Other possibilities
While some medical experts believe the "patients" might suffer from some kind of psychological AIDS phobia, others have said the possibility of finding a new virus in the future cannot be ruled out.
Wu Zunyou, Director of AIDS Prevention Department at the CDC , said after the ministry's announcement that medical tests, especially for such complicated diseases, are not absolute.
In an earlier year-long blood test conducted by the Shanghai Institute of Virology, five people in the group were found to have the same unknown virus, Wu said.
"What I can say is that it is definitely not the virus that we know to cause AIDS. The virus' sequence from the five blood samples is similar, but we need more time to study exactly what it is," he said.
A sufferer with a pseudonym Lin Chang wrote on his online blog. "I have AIDS-like chronic fatigue syndrome. It has been clinically diagnosed. I believe that makes me living proof that AIDS is similar to this mysterious autoimmune disorder. And yet medical authorities appear unable or unwilling to acknowledge the possibility."
Three months later, his wife developed similar symptoms. The couple decided to send their 13-year-old son to his grandparents.

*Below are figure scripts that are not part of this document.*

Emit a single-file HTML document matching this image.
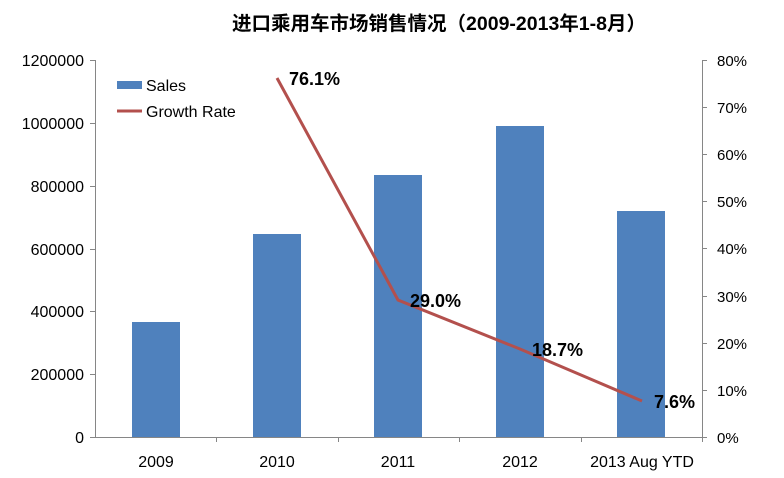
<!DOCTYPE html>
<html><head><meta charset="utf-8"><style>body{margin:0;background:#fff}</style></head><body>
<svg width="784" height="473" xmlns="http://www.w3.org/2000/svg" font-family="Liberation Sans, Arial, sans-serif">
<text x="439" y="30" text-anchor="middle" font-size="19.5" font-weight="bold" font-family="Liberation Sans, Noto Sans CJK SC, sans-serif">进口乘用车市场销售情况（2009-2013年1-8月）</text>
<g fill="#4f81bd">
<rect x="132" y="322" width="48" height="115"/>
<rect x="253" y="234" width="48" height="203"/>
<rect x="374" y="175" width="48" height="262"/>
<rect x="496" y="126" width="48" height="311"/>
<rect x="617" y="211" width="48" height="226"/>
</g>
<g stroke="#868686" stroke-width="1" fill="none">
<path d="M95.5 60V437.5H702.5V60"/>
<path d="M90 60.5h5.5M90 123.5h5.5M90 186.5h5.5M90 249.5h5.5M90 311.5h5.5M90 374.5h5.5M90 437.5h5.5"/>
<path d="M702 60.5h5M702 107.5h5M702 154.5h5M702 201.5h5M702 248.5h5M702 296.5h5M702 343.5h5M702 390.5h5M702 437.5h5"/>
<path d="M216.5 437v5M338.5 437v5M459.5 437v5M581.5 437v5M702.5 437v5"/>
</g>
<polyline points="277,78 398,300 520,349 642,401" fill="none" stroke="#b3504d" stroke-width="3"/>
<g font-size="16" fill="#000" text-anchor="end">
<text x="84" y="66">1200000</text><text x="84" y="129">1000000</text><text x="84" y="192">800000</text><text x="84" y="255">600000</text><text x="84" y="317">400000</text><text x="84" y="380">200000</text><text x="84" y="443">0</text>
</g>
<g font-size="15" fill="#000">
<text x="717" y="66">80%</text><text x="717" y="113">70%</text><text x="717" y="160">60%</text><text x="717" y="207">50%</text><text x="717" y="254">40%</text><text x="717" y="302">30%</text><text x="717" y="349">20%</text><text x="717" y="396">10%</text><text x="717" y="443">0%</text>
</g>
<g font-size="16" fill="#000" text-anchor="middle">
<text x="156" y="467">2009</text><text x="277" y="467">2010</text><text x="398" y="467">2011</text><text x="520" y="467">2012</text><text x="642" y="467">2013 Aug YTD</text>
</g>
<g font-size="18" font-weight="bold" fill="#000">
<text x="289" y="85">76.1%</text><text x="410" y="307">29.0%</text><text x="532" y="356">18.7%</text><text x="654" y="408">7.6%</text>
</g>
<rect x="117" y="81" width="25" height="8" fill="#4f81bd"/>
<line x1="117" y1="111" x2="142" y2="111" stroke="#b3504d" stroke-width="3"/>
<g font-size="16" fill="#000"><text x="146" y="91">Sales</text><text x="146" y="117">Growth Rate</text></g>
</svg>
</body></html>
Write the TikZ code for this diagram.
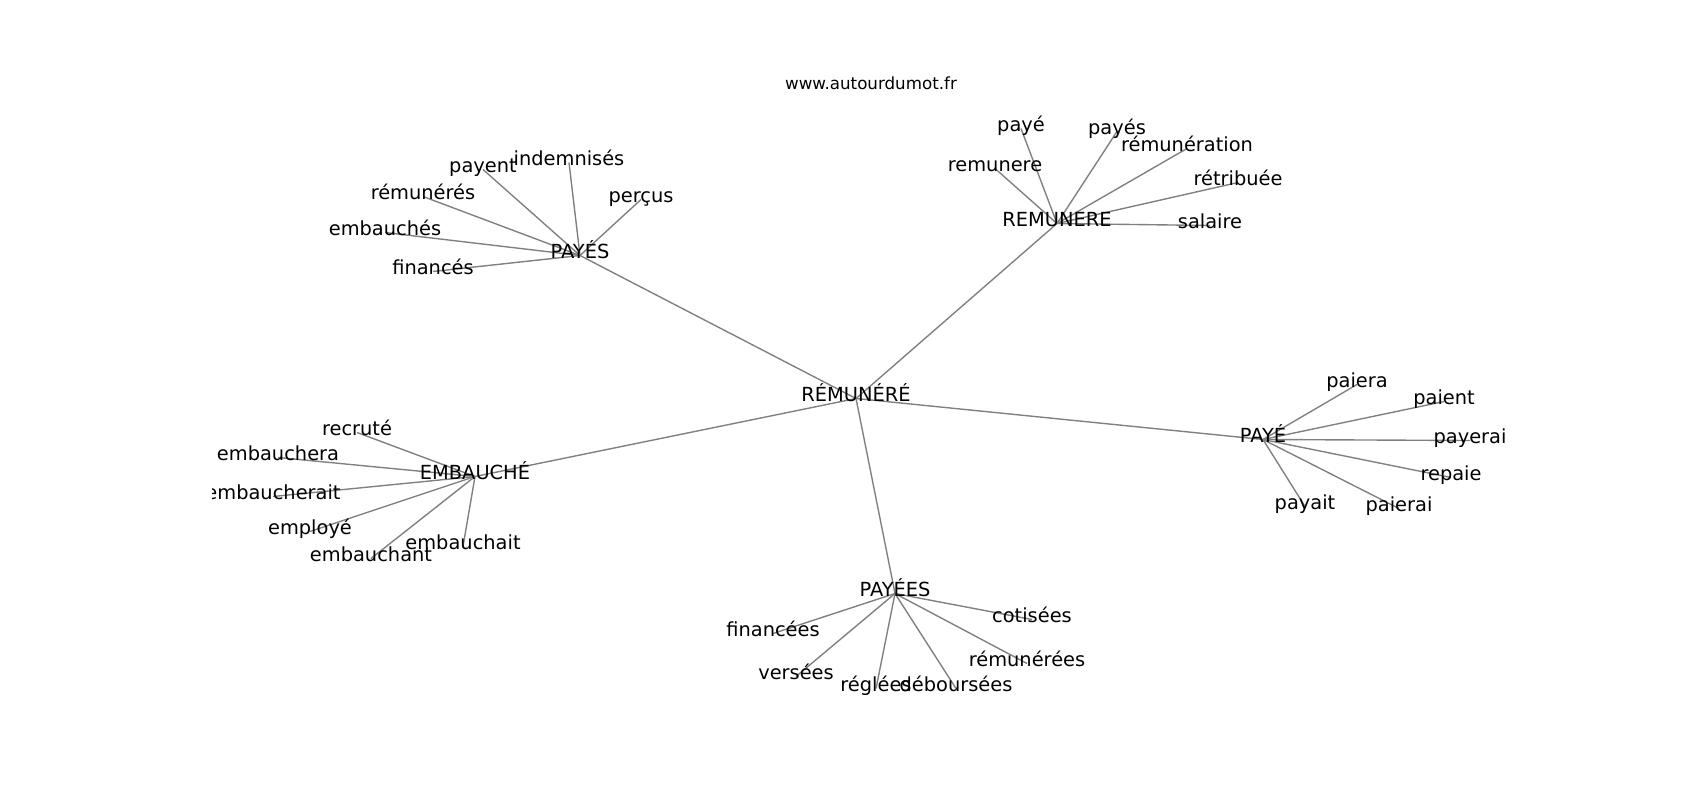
\documentclass[tikz,border=0pt]{standalone}
\usepackage{fontspec}
\setmainfont{DejaVu Sans}
\usetikzlibrary{backgrounds}
\begin{document}
\begin{tikzpicture}[x=1pt, y=-1pt,
    word/.style={inner sep=0pt, text height=0.76em, text depth=0.24em, font=\fontsize{19.4}{23}\selectfont},
    link/.style={draw=gray, line width=1.39pt}]
    \useasboundingbox (0,0) rectangle (1700,800);
    \node (title) at (871, 83) {\fontsize{16.7}{20}\selectfont www.autourdumot.fr};
    \begin{scope}[yshift=-4.5pt]
        \clip (212.5, 91.5) rectangle (1530, 707.5);
        \node [word] (0) at (856, 394) {RÉMUNÉRÉ};
        \node [word] (1) at (580, 251) {PAYÉS};
        \node [word] (2) at (1057, 219) {REMUNERE};
        \node [word] (3) at (1263, 435) {PAYÉ};
        \node [word] (4) at (895, 589) {PAYÉES};
        \node [word] (5) at (475, 472) {EMBAUCHÉ};
        \node [word] (6) at (483, 165) {payent};
        \node [word] (7) at (569, 158) {indemnisés};
        \node [word] (8) at (641, 195) {perçus};
        \node [word] (9) at (423, 192) {rémunérés};
        \node [word] (10) at (385, 228) {embauchés};
        \node [word] (11) at (433, 267) {financés};
        \node [word] (12) at (1021, 124) {payé};
        \node [word] (13) at (1117, 127) {payés};
        \node [word] (14) at (1187, 144) {rémunération};
        \node [word] (15) at (1238, 178) {rétribuée};
        \node [word] (16) at (1210, 221) {salaire};
        \node [word] (17) at (995, 164) {remunere};
        \node [word] (18) at (1357, 380) {paiera};
        \node [word] (19) at (1444, 397) {paient};
        \node [word] (20) at (1470, 436) {payerai};
        \node [word] (21) at (1451, 473) {repaie};
        \node [word] (22) at (1399, 504) {paierai};
        \node [word] (23) at (1305, 502) {payait};
        \node [word] (24) at (1032, 615) {cotisées};
        \node [word] (25) at (773, 629) {financées};
        \node [word] (26) at (796, 672) {versées};
        \node [word] (27) at (876, 684) {réglées};
        \node [word] (28) at (956, 684) {déboursées};
        \node [word] (29) at (1027, 659) {rémunérées};
        \node [word] (30) at (357, 428) {recruté};
        \node [word] (31) at (278, 453) {embauchera};
        \node [word] (32) at (273, 492) {embaucherait};
        \node [word] (33) at (310, 527) {employé};
        \node [word] (34) at (371, 554) {embauchant};
        \node [word] (35) at (463, 542) {embauchait};
    \end{scope}
    \begin{scope}[on background layer, every path/.style={link}]
        \draw (0.center) to (1.center);
        \draw (0.center) to (2.center);
        \draw (0.center) to (3.center);
        \draw (0.center) to (4.center);
        \draw (0.center) to (5.center);
        \foreach \n in {6,...,11}
            \draw (1.center) to (\n.center);
        \foreach \n in {12,...,17}
            \draw (2.center) to (\n.center);
        \foreach \n in {18,...,23}
            \draw (3.center) to (\n.center);
        \foreach \n in {24,...,29}
            \draw (4.center) to (\n.center);
        \foreach \n in {30,...,35}
            \draw (5.center) to (\n.center);
    \end{scope}
\end{tikzpicture}
\end{document}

"I can pinpoint exactly when my undiagnosed illness spread from my body to another. I am the link in a chain of systemically undiagnosed, sexually-connected people. Whatever I am suffering, it strongly resembles the classic AIDS disease," he wrote.
He said many people with chronic fatigue syndrome do not like to talk about the immune abnormalities that they share with AIDS patients. Most patients would rather be told they have the loosely defined chronic fatigue syndrome than AIDS.
From March 31 to May 3, Zhong Nanshan led a team conducting a clinical investigation of 60 such patients.
The researchers did not detect HIV in all the patients, but Zhong did not entirely concur with the Ministry of Health's findings that the group was basically healthy apart from psychological issues.
"We admit that their conditions could be made worse due to psychological factors," he said. "However, we do not agree there was nothing wrong with the patients. We have found them carrying viruses that could be contracted via unprotected sex. A large majority of these patients' symptoms were triggered or became obvious right after sex."
But Zhong could not conclude they were simply suffering from sexually transmitted diseases. There was also no evidence to suggest a new, unknown virus was affecting the patients and further studies and tests would be needed before they could confirm a diagnosis.
Zhong urged people to avoid unprotected sex and to stop sharing dishes in order to prevent exposure to the potential virus.